The research is in line with other studies: research indicates that warming temperatures can cause higher plant yields, but those yields collapse past a certain threshold.

Schauberger’s research did find one possible salve—irrigation.

“When we switch on irrigation in the crop models, they don’t show this drop,” said Schauberger. Indeed, observed studies in areas that rely primarily on irrigation—such as the Western United States—don’t show a drop in yield as temperatures rise.

This assumes that there will be plenty of water for irrigating those fields. Currently, the Midwest accounts for about 65 percent of U.S. corn and soybean production, according to the United States Department of Agriculture Economic Research Service—mostly from non-irrigated lands. Regional climate models predict that there will be more rain in the spring in those areas, but less in the summer—when temperatures will obviously be at their highest.

“Since we grow summer annual crops, any variation in the rainfall pattern affects grain yield,” said Jerry Hatfield by email.
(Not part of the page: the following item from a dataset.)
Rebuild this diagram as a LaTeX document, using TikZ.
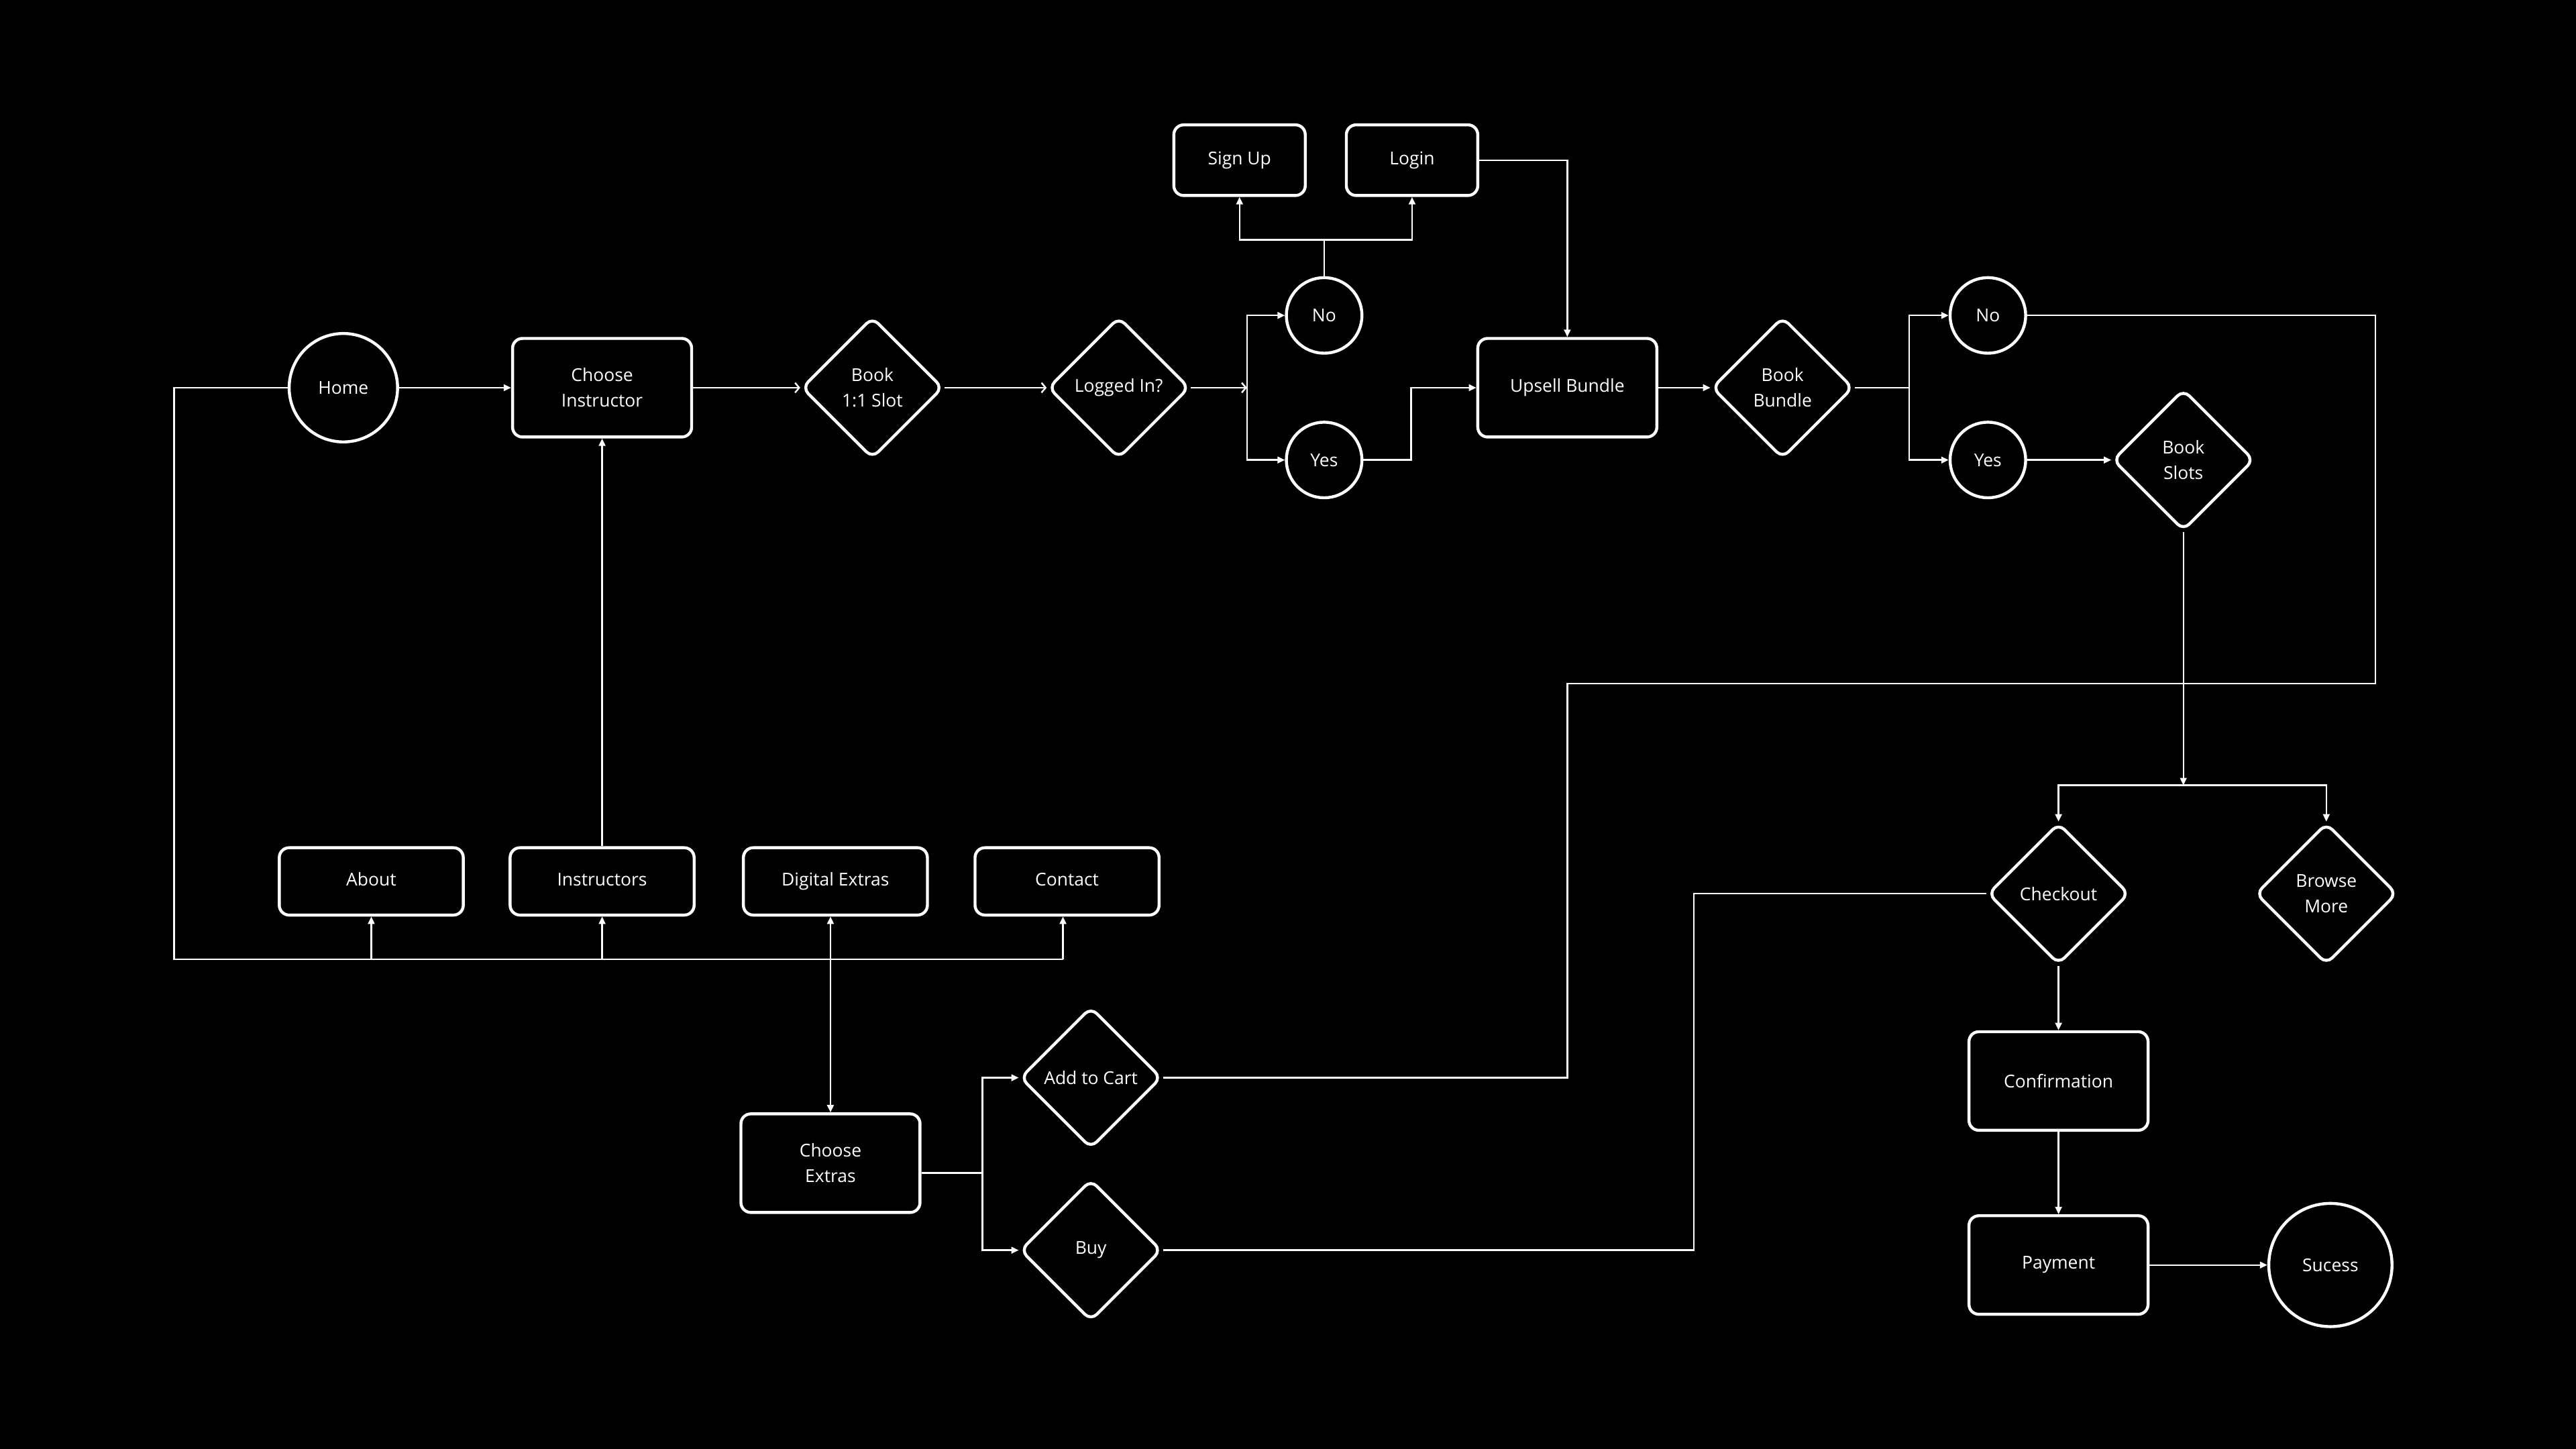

Hatfield, who was not affiliated with the new study, is the Director of the National Laboratory for Agriculture and the Environment at the USDA.

And the region’s underground aquifers are already straining under use. The Ogallala Aquifer, which spans from Wyoming through Nebraska into New Mexico and Texas, has already run dry in some southeastern towns. Similarly, the Jordan aquifer—which provides Iowa, the number one corn and soy producing state, with water—is under similar strain.

“In the long-term, the increasing temperature will reduce yield,” said Hartfield. That obviously doesn’t bode well for Americans who eat, but it’s also bad for the entire planet. Roughly 50 percent of the soy and wheat we grow is exported.